_Exercise description_
Set the listing down unchanged, minus every embedded image.

_Collected data_
....

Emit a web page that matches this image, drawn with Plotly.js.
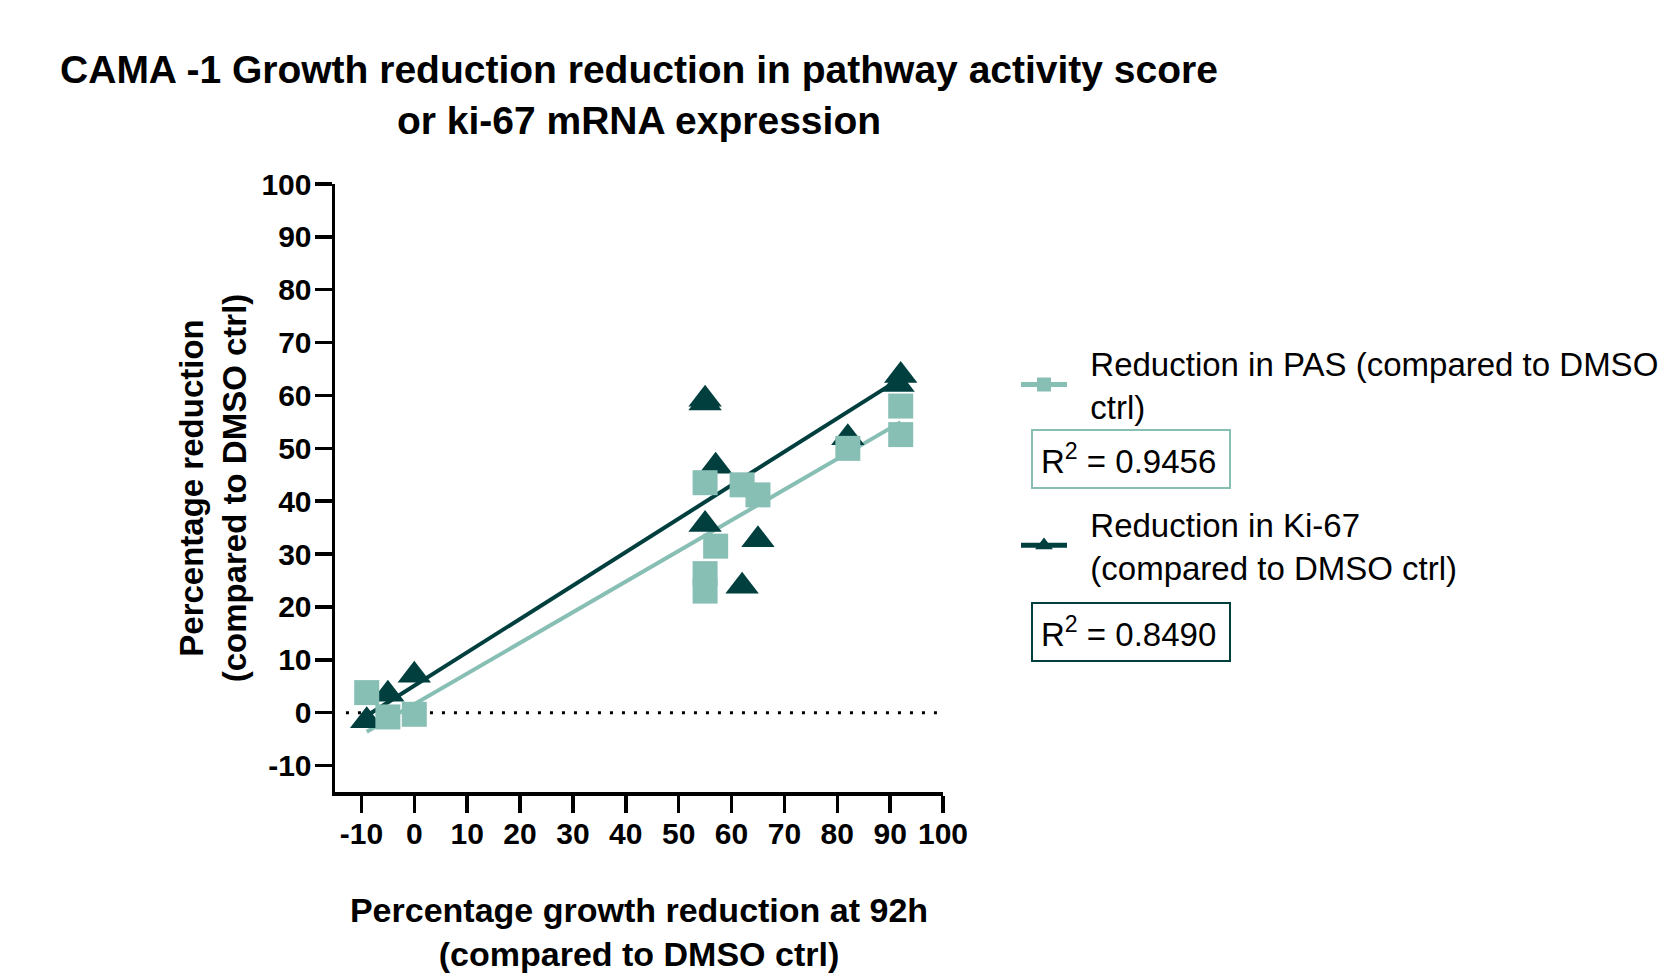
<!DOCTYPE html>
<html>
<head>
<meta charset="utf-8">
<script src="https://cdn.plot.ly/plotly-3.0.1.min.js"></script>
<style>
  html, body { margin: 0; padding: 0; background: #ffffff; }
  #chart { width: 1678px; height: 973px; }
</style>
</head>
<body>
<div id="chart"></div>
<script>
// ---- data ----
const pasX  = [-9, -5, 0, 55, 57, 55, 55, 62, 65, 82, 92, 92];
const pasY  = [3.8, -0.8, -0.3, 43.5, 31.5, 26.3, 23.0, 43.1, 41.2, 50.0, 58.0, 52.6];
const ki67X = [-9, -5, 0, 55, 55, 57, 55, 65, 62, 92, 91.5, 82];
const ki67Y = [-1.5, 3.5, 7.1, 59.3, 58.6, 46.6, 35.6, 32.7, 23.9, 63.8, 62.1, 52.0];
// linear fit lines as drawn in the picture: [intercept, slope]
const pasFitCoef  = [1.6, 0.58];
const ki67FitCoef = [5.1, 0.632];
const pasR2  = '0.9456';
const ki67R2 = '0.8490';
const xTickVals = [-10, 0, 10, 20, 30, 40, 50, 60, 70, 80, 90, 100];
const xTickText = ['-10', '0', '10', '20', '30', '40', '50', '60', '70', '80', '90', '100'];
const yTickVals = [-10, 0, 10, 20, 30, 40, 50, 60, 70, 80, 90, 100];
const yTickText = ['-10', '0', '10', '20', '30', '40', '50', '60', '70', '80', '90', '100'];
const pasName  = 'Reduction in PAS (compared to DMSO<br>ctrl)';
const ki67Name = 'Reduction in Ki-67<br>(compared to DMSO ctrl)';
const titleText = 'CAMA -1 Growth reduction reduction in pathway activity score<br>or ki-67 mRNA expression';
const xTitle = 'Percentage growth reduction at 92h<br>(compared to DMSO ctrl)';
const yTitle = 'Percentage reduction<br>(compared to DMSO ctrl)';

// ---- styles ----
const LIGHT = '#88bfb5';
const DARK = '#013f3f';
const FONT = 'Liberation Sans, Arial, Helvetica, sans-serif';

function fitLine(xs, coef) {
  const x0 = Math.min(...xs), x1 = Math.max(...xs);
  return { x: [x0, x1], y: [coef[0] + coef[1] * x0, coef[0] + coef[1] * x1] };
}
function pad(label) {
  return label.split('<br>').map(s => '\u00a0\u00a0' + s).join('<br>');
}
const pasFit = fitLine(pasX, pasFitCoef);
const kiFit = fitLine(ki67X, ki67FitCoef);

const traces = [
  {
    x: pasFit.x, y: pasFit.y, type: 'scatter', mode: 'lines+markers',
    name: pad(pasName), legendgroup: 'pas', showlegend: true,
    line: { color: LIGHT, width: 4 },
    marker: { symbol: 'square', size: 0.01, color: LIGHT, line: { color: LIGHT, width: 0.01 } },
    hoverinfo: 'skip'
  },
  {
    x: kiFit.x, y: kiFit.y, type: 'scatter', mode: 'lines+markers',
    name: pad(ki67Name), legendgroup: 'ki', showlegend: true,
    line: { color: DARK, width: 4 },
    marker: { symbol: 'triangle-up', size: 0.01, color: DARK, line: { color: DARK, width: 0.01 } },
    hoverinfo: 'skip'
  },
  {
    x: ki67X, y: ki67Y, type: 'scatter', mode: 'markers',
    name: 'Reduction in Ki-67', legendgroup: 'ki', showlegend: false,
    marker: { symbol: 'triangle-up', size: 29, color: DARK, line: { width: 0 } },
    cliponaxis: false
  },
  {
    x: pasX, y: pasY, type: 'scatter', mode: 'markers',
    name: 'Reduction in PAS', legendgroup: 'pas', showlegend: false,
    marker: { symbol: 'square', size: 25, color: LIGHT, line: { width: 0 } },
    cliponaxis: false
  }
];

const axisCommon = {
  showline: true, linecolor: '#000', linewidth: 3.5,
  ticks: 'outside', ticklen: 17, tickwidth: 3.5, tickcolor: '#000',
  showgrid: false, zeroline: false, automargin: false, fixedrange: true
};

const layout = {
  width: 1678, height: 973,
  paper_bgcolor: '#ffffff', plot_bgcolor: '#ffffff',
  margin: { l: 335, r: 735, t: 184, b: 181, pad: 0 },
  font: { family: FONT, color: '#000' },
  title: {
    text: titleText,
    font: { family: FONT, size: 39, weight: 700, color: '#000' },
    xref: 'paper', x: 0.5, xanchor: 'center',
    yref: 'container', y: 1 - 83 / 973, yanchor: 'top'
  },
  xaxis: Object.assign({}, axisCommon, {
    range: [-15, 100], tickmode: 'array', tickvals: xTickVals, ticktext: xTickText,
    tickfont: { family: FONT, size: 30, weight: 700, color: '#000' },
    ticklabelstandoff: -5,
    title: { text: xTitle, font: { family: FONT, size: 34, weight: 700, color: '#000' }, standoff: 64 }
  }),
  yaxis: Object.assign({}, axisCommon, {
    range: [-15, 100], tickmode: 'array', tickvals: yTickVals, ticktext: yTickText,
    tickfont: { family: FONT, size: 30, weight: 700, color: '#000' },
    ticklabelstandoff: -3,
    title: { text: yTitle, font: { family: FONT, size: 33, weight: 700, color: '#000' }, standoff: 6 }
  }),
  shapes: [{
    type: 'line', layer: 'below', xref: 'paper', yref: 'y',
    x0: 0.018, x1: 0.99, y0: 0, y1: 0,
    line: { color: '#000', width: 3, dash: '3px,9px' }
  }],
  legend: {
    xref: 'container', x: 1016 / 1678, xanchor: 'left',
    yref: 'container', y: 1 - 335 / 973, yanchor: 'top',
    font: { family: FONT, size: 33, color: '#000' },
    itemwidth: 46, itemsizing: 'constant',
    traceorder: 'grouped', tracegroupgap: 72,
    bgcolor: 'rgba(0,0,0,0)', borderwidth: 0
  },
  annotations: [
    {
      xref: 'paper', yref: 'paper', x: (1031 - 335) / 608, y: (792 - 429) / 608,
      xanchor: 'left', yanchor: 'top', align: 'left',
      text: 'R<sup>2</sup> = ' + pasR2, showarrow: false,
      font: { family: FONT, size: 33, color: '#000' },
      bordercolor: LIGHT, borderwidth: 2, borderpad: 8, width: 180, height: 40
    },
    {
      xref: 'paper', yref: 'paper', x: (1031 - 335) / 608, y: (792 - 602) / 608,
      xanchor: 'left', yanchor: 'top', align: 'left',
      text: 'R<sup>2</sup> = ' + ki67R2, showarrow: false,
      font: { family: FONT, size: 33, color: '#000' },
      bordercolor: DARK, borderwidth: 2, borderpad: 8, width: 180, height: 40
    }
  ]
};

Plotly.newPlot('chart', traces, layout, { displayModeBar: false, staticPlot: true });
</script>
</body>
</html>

....

_Answer below_
Emit a web page that matches this image, drawn with Plotly.js.
<!DOCTYPE html>
<html>
<head>
<meta charset="utf-8">
<script src="https://cdn.plot.ly/plotly-3.0.1.min.js"></script>
<style>
  html, body { margin: 0; padding: 0; background: #ffffff; }
  #chart { width: 1678px; height: 973px; }
</style>
</head>
<body>
<div id="chart"></div>
<script>
// ---- data ----
const pasX  = [-9, -5, 0, 55, 57, 55, 55, 62, 65, 82, 92, 92];
const pasY  = [3.8, -0.8, -0.3, 43.5, 31.5, 26.3, 23.0, 43.1, 41.2, 50.0, 58.0, 52.6];
const ki67X = [-9, -5, 0, 55, 55, 57, 55, 65, 62, 92, 91.5, 82];
const ki67Y = [-1.5, 3.5, 7.1, 59.3, 58.6, 46.6, 35.6, 32.7, 23.9, 63.8, 62.1, 52.0];
// linear fit lines as drawn in the picture: [intercept, slope]
const pasFitCoef  = [1.6, 0.58];
const ki67FitCoef = [5.1, 0.632];
const pasR2  = '0.9456';
const ki67R2 = '0.8490';
const xTickVals = [-10, 0, 10, 20, 30, 40, 50, 60, 70, 80, 90, 100];
const xTickText = ['-10', '0', '10', '20', '30', '40', '50', '60', '70', '80', '90', '100'];
const yTickVals = [-10, 0, 10, 20, 30, 40, 50, 60, 70, 80, 90, 100];
const yTickText = ['-10', '0', '10', '20', '30', '40', '50', '60', '70', '80', '90', '100'];
const pasName  = 'Reduction in PAS (compared to DMSO<br>ctrl)';
const ki67Name = 'Reduction in Ki-67<br>(compared to DMSO ctrl)';
const titleText = 'CAMA -1 Growth reduction reduction in pathway activity score<br>or ki-67 mRNA expression';
const xTitle = 'Percentage growth reduction at 92h<br>(compared to DMSO ctrl)';
const yTitle = 'Percentage reduction<br>(compared to DMSO ctrl)';

// ---- styles ----
const LIGHT = '#88bfb5';
const DARK = '#013f3f';
const FONT = 'Liberation Sans, Arial, Helvetica, sans-serif';

function fitLine(xs, coef) {
  const x0 = Math.min(...xs), x1 = Math.max(...xs);
  return { x: [x0, x1], y: [coef[0] + coef[1] * x0, coef[0] + coef[1] * x1] };
}
function pad(label) {
  return label.split('<br>').map(s => '\u00a0\u00a0' + s).join('<br>');
}
const pasFit = fitLine(pasX, pasFitCoef);
const kiFit = fitLine(ki67X, ki67FitCoef);

const traces = [
  {
    x: pasFit.x, y: pasFit.y, type: 'scatter', mode: 'lines+markers',
    name: pad(pasName), legendgroup: 'pas', showlegend: true,
    line: { color: LIGHT, width: 4 },
    marker: { symbol: 'square', size: 0.01, color: LIGHT, line: { color: LIGHT, width: 0.01 } },
    hoverinfo: 'skip'
  },
  {
    x: kiFit.x, y: kiFit.y, type: 'scatter', mode: 'lines+markers',
    name: pad(ki67Name), legendgroup: 'ki', showlegend: true,
    line: { color: DARK, width: 4 },
    marker: { symbol: 'triangle-up', size: 0.01, color: DARK, line: { color: DARK, width: 0.01 } },
    hoverinfo: 'skip'
  },
  {
    x: ki67X, y: ki67Y, type: 'scatter', mode: 'markers',
    name: 'Reduction in Ki-67', legendgroup: 'ki', showlegend: false,
    marker: { symbol: 'triangle-up', size: 29, color: DARK, line: { width: 0 } },
    cliponaxis: false
  },
  {
    x: pasX, y: pasY, type: 'scatter', mode: 'markers',
    name: 'Reduction in PAS', legendgroup: 'pas', showlegend: false,
    marker: { symbol: 'square', size: 25, color: LIGHT, line: { width: 0 } },
    cliponaxis: false
  }
];

const axisCommon = {
  showline: true, linecolor: '#000', linewidth: 3.5,
  ticks: 'outside', ticklen: 17, tickwidth: 3.5, tickcolor: '#000',
  showgrid: false, zeroline: false, automargin: false, fixedrange: true
};

const layout = {
  width: 1678, height: 973,
  paper_bgcolor: '#ffffff', plot_bgcolor: '#ffffff',
  margin: { l: 335, r: 735, t: 184, b: 181, pad: 0 },
  font: { family: FONT, color: '#000' },
  title: {
    text: titleText,
    font: { family: FONT, size: 39, weight: 700, color: '#000' },
    xref: 'paper', x: 0.5, xanchor: 'center',
    yref: 'container', y: 1 - 83 / 973, yanchor: 'top'
  },
  xaxis: Object.assign({}, axisCommon, {
    range: [-15, 100], tickmode: 'array', tickvals: xTickVals, ticktext: xTickText,
    tickfont: { family: FONT, size: 30, weight: 700, color: '#000' },
    ticklabelstandoff: -5,
    title: { text: xTitle, font: { family: FONT, size: 34, weight: 700, color: '#000' }, standoff: 64 }
  }),
  yaxis: Object.assign({}, axisCommon, {
    range: [-15, 100], tickmode: 'array', tickvals: yTickVals, ticktext: yTickText,
    tickfont: { family: FONT, size: 30, weight: 700, color: '#000' },
    ticklabelstandoff: -3,
    title: { text: yTitle, font: { family: FONT, size: 33, weight: 700, color: '#000' }, standoff: 6 }
  }),
  shapes: [{
    type: 'line', layer: 'below', xref: 'paper', yref: 'y',
    x0: 0.018, x1: 0.99, y0: 0, y1: 0,
    line: { color: '#000', width: 3, dash: '3px,9px' }
  }],
  legend: {
    xref: 'container', x: 1016 / 1678, xanchor: 'left',
    yref: 'container', y: 1 - 335 / 973, yanchor: 'top',
    font: { family: FONT, size: 33, color: '#000' },
    itemwidth: 46, itemsizing: 'constant',
    traceorder: 'grouped', tracegroupgap: 72,
    bgcolor: 'rgba(0,0,0,0)', borderwidth: 0
  },
  annotations: [
    {
      xref: 'paper', yref: 'paper', x: (1031 - 335) / 608, y: (792 - 429) / 608,
      xanchor: 'left', yanchor: 'top', align: 'left',
      text: 'R<sup>2</sup> = ' + pasR2, showarrow: false,
      font: { family: FONT, size: 33, color: '#000' },
      bordercolor: LIGHT, borderwidth: 2, borderpad: 8, width: 180, height: 40
    },
    {
      xref: 'paper', yref: 'paper', x: (1031 - 335) / 608, y: (792 - 602) / 608,
      xanchor: 'left', yanchor: 'top', align: 'left',
      text: 'R<sup>2</sup> = ' + ki67R2, showarrow: false,
      font: { family: FONT, size: 33, color: '#000' },
      bordercolor: DARK, borderwidth: 2, borderpad: 8, width: 180, height: 40
    }
  ]
};

Plotly.newPlot('chart', traces, layout, { displayModeBar: false, staticPlot: true });
</script>
</body>
</html>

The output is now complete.